Моя доля очень трудна…

— Что это? Исповедь или болтовня? — спросил я.

— Понимай как хочешь, — ответил Толстой».

И в самом деле, понимай как хочешь. Но скорей всего Толстой был искренен, хотя и неосторожен и болтлив, и наверняка этот разговор происходил по пьяному делу, да и Анненков, воспроизводя его много лет спустя, мог что-то напутать. Одно не подлежит сомнению: графство, титул свой — вот что более всего с годами ценил Алексей Толстой, с чем никогда не шутил и презирал всех этих мишек, сашек и илюшек с той неподдельной барской спесью, что и заставила Анненкова назвать его не красным, не советским, не пролетарским, а неподдельным графом. Что-то вроде принцессы на горошине. Не было на тот момент ни одного аристократа в русской литературе. Ни по эту сторону границы, ни по ту. Толстой таким образом находился за своей границей, в рубежах собственного графства. Это и был его принцип, а остальные — побоку.

Только кому такой странный суверенитет и это своеобразное высокомерие могли понравиться? Высланный в 1922 году из Советской России, писатель Михаил Осоргин писал А.С. Буткевичу: «Я считаю большим мастером, конечно, Ал. Толстого, хотя он некультурный человек. Знаю его, мы были друзьями и на “ты”… Разве может Алексей Толстой представлять новую Россию? Он беспринципнейший человек».
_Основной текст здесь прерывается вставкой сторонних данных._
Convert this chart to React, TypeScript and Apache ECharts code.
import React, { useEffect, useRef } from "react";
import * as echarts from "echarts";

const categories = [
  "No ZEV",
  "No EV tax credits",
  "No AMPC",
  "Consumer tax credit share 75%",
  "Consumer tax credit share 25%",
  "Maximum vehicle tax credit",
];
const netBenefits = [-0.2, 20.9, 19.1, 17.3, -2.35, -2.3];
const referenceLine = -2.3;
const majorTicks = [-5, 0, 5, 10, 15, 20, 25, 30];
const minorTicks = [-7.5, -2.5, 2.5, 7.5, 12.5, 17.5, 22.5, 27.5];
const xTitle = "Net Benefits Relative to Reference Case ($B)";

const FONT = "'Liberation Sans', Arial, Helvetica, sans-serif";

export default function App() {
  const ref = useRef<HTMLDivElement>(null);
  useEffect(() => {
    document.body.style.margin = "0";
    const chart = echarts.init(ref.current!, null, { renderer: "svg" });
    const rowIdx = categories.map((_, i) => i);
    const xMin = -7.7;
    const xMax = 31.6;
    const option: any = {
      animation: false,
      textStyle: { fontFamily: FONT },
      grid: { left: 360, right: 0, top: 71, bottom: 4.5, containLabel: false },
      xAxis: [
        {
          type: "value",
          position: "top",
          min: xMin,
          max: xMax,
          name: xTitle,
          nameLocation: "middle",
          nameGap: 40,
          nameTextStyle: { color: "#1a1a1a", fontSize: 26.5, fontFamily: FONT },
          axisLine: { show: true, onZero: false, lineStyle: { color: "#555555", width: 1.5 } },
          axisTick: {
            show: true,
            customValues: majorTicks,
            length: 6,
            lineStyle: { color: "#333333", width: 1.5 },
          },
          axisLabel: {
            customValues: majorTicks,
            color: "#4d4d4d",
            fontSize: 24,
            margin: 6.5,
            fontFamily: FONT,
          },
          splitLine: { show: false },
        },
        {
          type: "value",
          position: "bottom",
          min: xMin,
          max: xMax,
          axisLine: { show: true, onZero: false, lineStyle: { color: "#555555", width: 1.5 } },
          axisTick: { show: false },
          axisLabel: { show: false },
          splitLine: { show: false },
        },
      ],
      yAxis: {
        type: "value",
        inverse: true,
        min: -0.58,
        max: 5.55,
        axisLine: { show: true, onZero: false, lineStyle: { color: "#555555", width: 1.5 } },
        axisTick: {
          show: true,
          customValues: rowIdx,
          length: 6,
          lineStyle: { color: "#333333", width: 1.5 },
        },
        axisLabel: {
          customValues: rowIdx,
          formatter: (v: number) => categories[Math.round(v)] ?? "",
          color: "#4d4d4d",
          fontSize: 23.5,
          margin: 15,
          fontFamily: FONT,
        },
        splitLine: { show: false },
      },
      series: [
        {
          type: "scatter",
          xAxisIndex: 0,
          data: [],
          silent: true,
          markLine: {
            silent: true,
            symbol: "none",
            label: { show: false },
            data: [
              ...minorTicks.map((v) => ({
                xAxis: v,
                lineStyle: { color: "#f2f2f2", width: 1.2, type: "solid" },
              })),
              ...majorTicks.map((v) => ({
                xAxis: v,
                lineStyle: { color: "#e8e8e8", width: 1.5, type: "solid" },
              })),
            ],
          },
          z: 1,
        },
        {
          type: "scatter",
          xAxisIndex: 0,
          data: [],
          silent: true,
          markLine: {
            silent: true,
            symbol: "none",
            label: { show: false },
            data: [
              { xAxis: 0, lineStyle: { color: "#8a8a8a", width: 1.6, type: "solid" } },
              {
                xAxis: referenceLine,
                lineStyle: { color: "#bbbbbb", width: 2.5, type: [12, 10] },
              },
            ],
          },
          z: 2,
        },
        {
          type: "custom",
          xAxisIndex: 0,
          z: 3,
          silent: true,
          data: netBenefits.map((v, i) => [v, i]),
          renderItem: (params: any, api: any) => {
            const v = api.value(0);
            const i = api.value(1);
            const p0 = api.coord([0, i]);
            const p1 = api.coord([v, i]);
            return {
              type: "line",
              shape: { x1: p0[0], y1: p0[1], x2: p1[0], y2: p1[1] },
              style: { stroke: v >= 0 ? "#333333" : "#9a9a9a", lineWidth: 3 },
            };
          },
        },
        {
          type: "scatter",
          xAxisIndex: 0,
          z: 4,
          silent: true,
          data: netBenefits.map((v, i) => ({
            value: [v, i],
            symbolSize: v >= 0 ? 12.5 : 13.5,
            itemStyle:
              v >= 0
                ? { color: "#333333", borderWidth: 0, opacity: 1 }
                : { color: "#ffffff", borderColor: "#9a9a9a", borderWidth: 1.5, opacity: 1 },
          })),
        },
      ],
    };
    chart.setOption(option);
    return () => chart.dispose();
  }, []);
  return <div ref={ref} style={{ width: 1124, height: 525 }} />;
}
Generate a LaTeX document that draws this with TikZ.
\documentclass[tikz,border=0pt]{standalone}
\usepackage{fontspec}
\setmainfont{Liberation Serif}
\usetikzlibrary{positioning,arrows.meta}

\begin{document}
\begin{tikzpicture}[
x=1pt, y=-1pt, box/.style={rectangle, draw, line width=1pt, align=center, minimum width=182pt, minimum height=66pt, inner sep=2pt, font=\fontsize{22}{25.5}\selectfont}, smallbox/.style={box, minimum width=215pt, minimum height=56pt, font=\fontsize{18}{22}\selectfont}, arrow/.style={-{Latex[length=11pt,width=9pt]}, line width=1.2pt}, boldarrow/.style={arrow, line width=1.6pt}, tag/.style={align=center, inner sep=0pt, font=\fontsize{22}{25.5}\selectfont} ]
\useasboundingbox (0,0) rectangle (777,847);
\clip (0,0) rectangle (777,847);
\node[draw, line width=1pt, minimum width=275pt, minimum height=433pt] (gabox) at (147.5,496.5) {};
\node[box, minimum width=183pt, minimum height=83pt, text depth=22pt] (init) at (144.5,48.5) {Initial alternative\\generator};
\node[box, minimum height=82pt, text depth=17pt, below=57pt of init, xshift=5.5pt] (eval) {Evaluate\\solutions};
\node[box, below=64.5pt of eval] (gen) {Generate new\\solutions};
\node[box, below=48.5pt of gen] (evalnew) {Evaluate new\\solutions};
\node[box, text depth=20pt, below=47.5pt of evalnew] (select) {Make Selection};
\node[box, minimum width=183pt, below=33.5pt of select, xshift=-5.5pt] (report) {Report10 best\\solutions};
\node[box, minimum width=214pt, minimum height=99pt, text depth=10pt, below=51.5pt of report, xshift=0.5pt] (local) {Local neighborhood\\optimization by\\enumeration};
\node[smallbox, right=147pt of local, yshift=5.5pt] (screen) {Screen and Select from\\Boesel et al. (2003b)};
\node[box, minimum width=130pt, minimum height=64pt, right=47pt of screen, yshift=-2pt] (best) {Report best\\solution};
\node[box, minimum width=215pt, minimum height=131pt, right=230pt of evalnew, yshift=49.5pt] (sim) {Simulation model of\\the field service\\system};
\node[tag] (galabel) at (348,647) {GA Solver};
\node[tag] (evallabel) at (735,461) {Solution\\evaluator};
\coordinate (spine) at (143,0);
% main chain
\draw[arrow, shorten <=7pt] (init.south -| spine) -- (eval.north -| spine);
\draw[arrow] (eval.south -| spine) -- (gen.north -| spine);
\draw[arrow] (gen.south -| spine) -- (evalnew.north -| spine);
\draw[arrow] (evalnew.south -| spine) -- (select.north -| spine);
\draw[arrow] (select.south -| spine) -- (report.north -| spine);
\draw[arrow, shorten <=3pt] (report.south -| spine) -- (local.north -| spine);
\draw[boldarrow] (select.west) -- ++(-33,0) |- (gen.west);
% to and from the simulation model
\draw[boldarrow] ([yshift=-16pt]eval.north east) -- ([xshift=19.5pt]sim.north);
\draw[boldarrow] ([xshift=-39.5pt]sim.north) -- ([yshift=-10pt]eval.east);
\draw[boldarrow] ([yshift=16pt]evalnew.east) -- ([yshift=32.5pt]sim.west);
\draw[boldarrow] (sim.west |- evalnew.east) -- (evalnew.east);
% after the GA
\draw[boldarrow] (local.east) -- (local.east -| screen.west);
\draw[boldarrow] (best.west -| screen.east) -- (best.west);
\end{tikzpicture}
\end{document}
И людей, так считавших, было большинство. Толстого полагалось презирать. Исключение, кроме Крымова и Анненкова, составлял разве что как всегда мысливший очень независимо Федор Степун: «В последний раз я видел автора “Петра” (несмотря на правильные возражения академика Платонова, все же замечательная вещь, которую Толстой никогда не написал бы в Берлине) в Париже в 1937 году на представлении “Анны Карениной”. Самоуверенной осанистости в нем было много меньше, чем раньше; волосы заметно поредели; но главное изменение было в глазах, в которых мелькал неожиданный для меня в Толстом страх перед жизнью. На нем был костюм табачного цвета, живо напоминавший гороховое пальто царских охранников. Несмотря на эту ассоциацию, мы встретились по-приятельски.